In programmatic, the real test of transparency isn’t just publishing a fee number, it’s about how the partnership operates and performs at the end of the day. A net bidding approach can give publishers a clear and predictable view of the actual revenue from winning bids, without the noise of post-auction deductions. This method allows you to see the true market value of your inventory as it competes in real time, helping you make better-informed floor and pricing decisions. Even more important: choose an SSP whose incentives are naturally aligned with yours. The best partners are motivated to help you grow because your success directly influences theirs, creating a performance-driven relationship, not just a transactional one.

2. Quality and Diversity of Demand Sources

A strong SSP doesn’t just open a door to demand, it connects you to the right buyers.

Look for:

  • A diverse mix of premium DSPs, trading desks, and agency demand.
  • Private Marketplace (PMP) deals that bring higher CPMs and more control.

  • Buyers vetted for quality and relevance to protect user experience.

PMP access is a real differentiator.
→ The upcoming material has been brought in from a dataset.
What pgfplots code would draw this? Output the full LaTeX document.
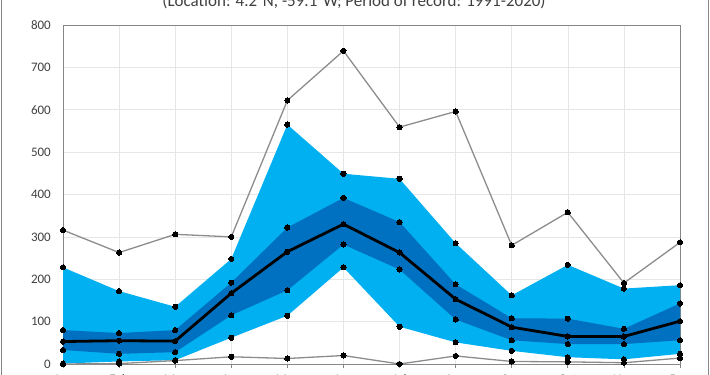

These exclusive deals often deliver better returns and more stable relationships with advertisers.

3. Comprehensive Reporting and Real-Time Access

Granular, actionable reporting is the lifeblood of optimization. The right SSP should give you:

  • Reporting by demand source, ad format, geography, GEO etc.

  • Real-time or near real-time performance updates.
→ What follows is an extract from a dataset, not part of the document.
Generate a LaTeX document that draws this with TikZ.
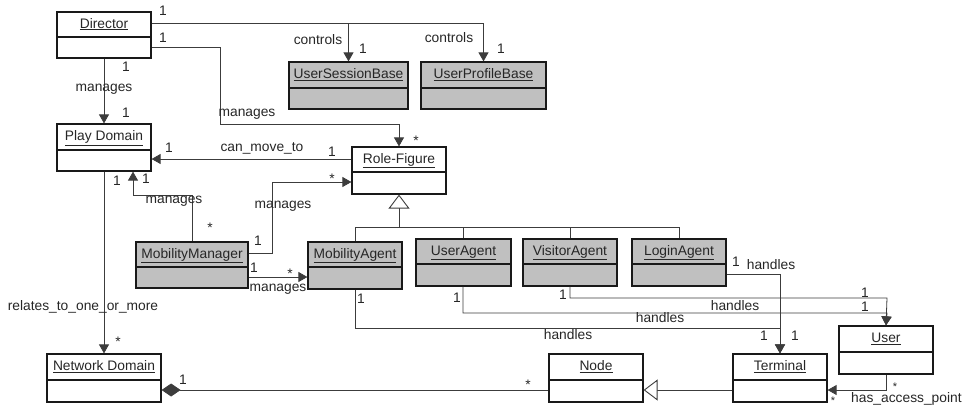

  • Insights into trends, so you can adjust strategy quickly.

Having visibility into the why behind your performance lets you refine yield strategy continuously.

4. Tech Performance and Latency

In programmatic auctions, milliseconds decide winners. A high-performing SSP should:

  • Return bids fast enough to compete for every impression.

  • Integrate seamlessly with header bidding wrappers like Prebid.

  • Deliver consistent performance across desktop, mobile, and in-app.

  • Handle peak traffic without compromising stability.

Every millisecond saved can translate into higher competition, and higher yield.

5. Brand Safety and Compliance

Your audience’s trust is your most valuable asset. An SSP must have strong safeguards in place to protect it. Expect:

  • Brand safety integrations with leaders like IAS, DoubleVerify, MOAT, GeoEdge.

  • Category and advertiser block controls.

  • Strict adherence to GDPR, CCPA, and other privacy laws, including ensuring data stays within the right jurisdictions.

Compliance isn’t optional; it’s a sign your partner is thinking long-term.

6. Customer Service and True Partnership

An SSP partnership should feel collaborative, not transactional. Look for:

  • Dedicated account support that knows your business inside out.

  • Proactive communication about performance trends and market shifts.

  • Strategic recommendations, not just reports.

  • Rapid troubleshooting when issues arise.

A partner who shares your goals will work to optimize with you, not just for you.

Bottom Line

The right SSP partner combines technology, demand, and service into a relationship that’s built for long-term success. They’ll operate in a way that gives you clarity into your true earnings, aligns with your growth, and continually works to maximize the value of every impression. When you choose an SSP that’s performance-aligned, demand-rich, technically reliable, brand-safe, and service-driven, you’re not just choosing a vendor, you’re choosing a competitive advantage.